What do I look for when taking photos? For me, light inspires me, composition second, and finally capturing the scene with enough accuracy to satisfy the image in my mind of a scene or a moment.
While I do feel that all photo opportunities are a real treat some fall upon you and others you have to seek out. This scene with the birds was a fun gift that I saw as I was passing by on my way to meet a friend in DC. By chance there was a rose garden in the same location without any nice light at all. These fully bloomed roses fully in shadow of the Smithsonian Castle while this fountain scene was calling my name and glistening with sunlight. I had to stop. The sunlight was retreating in late afternoon, between buildings just highlighting this fountain where the birds were bathing and playing king of the fountain. In hindsight, there was a composition of this scene that I had taken after the birds left that left me to be disappointed that I didn't capture the whole episode with.
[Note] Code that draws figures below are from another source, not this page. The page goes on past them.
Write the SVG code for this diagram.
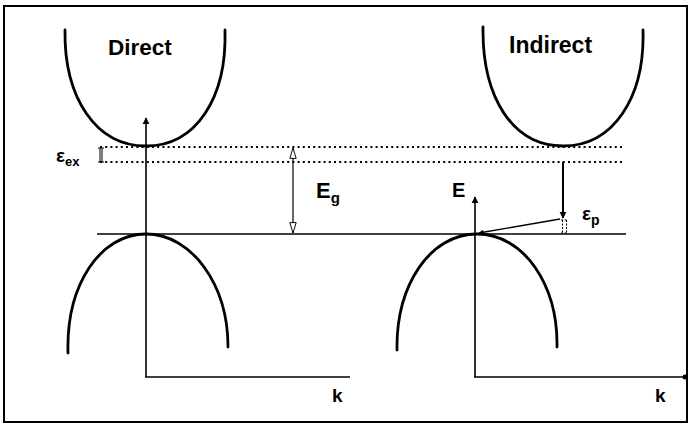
<svg xmlns="http://www.w3.org/2000/svg" width="690" height="425" viewBox="0 0 690 425">
<style>
.band{fill:none;stroke:#000;stroke-width:2.8;stroke-linecap:round}
.ax{fill:none;stroke:#000;stroke-width:1.6}
.dot{fill:none;stroke:#000;stroke-width:2;stroke-dasharray:2 3.2}
.t{font-family:"Liberation Sans",Arial,sans-serif;font-weight:bold;fill:#000}
</style>
<defs>
<marker id="ah" viewBox="0 0 10 10" refX="9" refY="5" markerWidth="7" markerHeight="8" markerUnits="userSpaceOnUse" orient="auto"><path d="M0,0 L10,5 L0,10 Z" fill="#000"/></marker>
<marker id="hollow" viewBox="0 0 14 10" refX="13" refY="5" markerWidth="14" markerHeight="8" markerUnits="userSpaceOnUse" orient="auto-start-reverse"><path d="M0,1 L13,5 L0,9 Z" fill="#fff" stroke="#000" stroke-width="1.2"/></marker>
<marker id="sm" viewBox="0 0 10 10" refX="9" refY="5" markerWidth="6" markerHeight="5" markerUnits="userSpaceOnUse" orient="auto"><path d="M0,0 L10,5 L0,10 Z" fill="#000"/></marker>
</defs>
<rect x="0" y="0" width="690" height="425" fill="#fff"/>
<rect x="4" y="6" width="683" height="416" fill="none" stroke="#000" stroke-width="2"/>

<g id="direct-conduction"><path class="band" d="M65,30 C64,98 96,146 146,146 C196,146 227,98 225,30"/></g>
<g id="direct-valence"><path class="band" d="M68,353 C66,285 100,234 146,234 C192,234 228,285 228,347"/></g>
<g id="indirect-conduction"><path class="band" d="M483,27 C482,98 513,146 563,146 C613,146 645,98 643,30"/></g>
<g id="indirect-valence"><path class="band" d="M397,350 C396,285 430,234 477,234 C524,234 558,285 557,347"/></g>

<g id="levels">
<line class="dot" x1="100" y1="147" x2="624" y2="147"/>
<line class="dot" x1="100" y1="162" x2="624" y2="162"/>
<line class="ax" x1="97" y1="234" x2="626" y2="234"/>
</g>

<g id="connectors">
<line class="ax" x1="146" y1="377" x2="146" y2="118" marker-end="url(#ah)"/>
<line class="ax" x1="145" y1="377" x2="350" y2="377"/>
<line class="ax" x1="475" y1="377" x2="475" y2="197" marker-end="url(#ah)"/>
<line class="ax" x1="474" y1="377" x2="684" y2="377"/>
<circle cx="685" cy="377" r="2.5" fill="#000"/>
<line x1="293" y1="148" x2="293" y2="233" stroke="#000" stroke-width="1.2" marker-start="url(#hollow)" marker-end="url(#hollow)"/>
<line x1="563" y1="162" x2="563" y2="218" stroke="#000" stroke-width="2" marker-end="url(#ah)"/>
<line x1="560" y1="219" x2="479" y2="233" stroke="#000" stroke-width="1.4" marker-end="url(#sm)"/>
</g>

<g id="ex-gap">
<path d="M98,148 H104 M98,162 H104 M100,148 V162 M102,148 V162" fill="none" stroke="#000" stroke-width="1"/>
</g>
<g id="p-gap">
<path d="M561,220 H568 M561,233 H568 M562.5,220 V233 M566.5,220 V233" fill="none" stroke="#000" stroke-width="1" stroke-dasharray="2 1.5"/>
</g>

<g id="labels">
<text class="t" x="108" y="55" font-size="22.5">Direct</text>
<text class="t" x="509" y="53" font-size="23">Indirect</text>
<text class="t" x="56" y="162" font-size="19">ε<tspan font-size="13" dy="4">ex</tspan></text>
<text class="t" x="316" y="198" font-size="22">E<tspan font-size="15" dy="5">g</tspan></text>
<text class="t" x="452" y="197" font-size="20">E</text>
<text class="t" x="582" y="220" font-size="19">ε<tspan font-size="14" dy="5">p</tspan></text>
<text class="t" x="332" y="402" font-size="19">k</text>
<text class="t" x="655" y="402" font-size="19">k</text>
</g>
</svg>
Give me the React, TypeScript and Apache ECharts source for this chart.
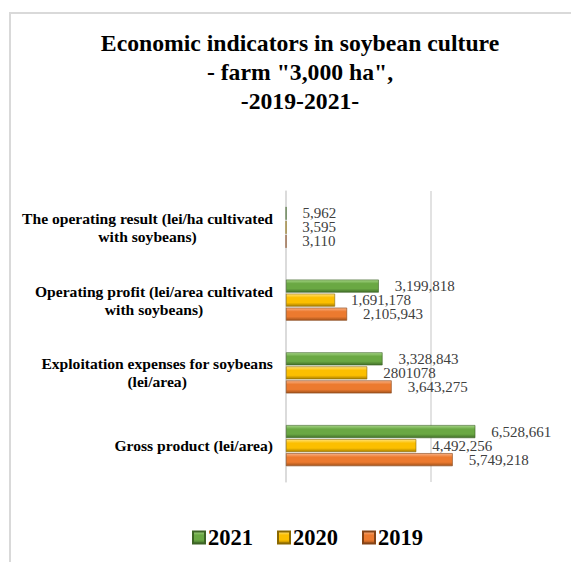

The size of the birds caused me to set my shutter speed that allowed me to capture their extremely fast movement luckily the light was direct, and the angle I shot them was purposefully done to avoid the passersby and the distraction of a construction fence. I fired away as they flew in and out of the scene pausing re-adjusting as the light changed following one here and there, this scene lasted for maybe a little more than a minute and they were gone! I looked up after shooting this great little gem of a moment, and they all flew away as if caught in the act of doing something ashamed. I hope you enjoy this re-display of the same moment that I witnessed!
This post has been fairly lengthy both in photos and in writing. I just felt like rambling. Please take what you can and enjoy it as it is. For there are many more opportunities and postings to come!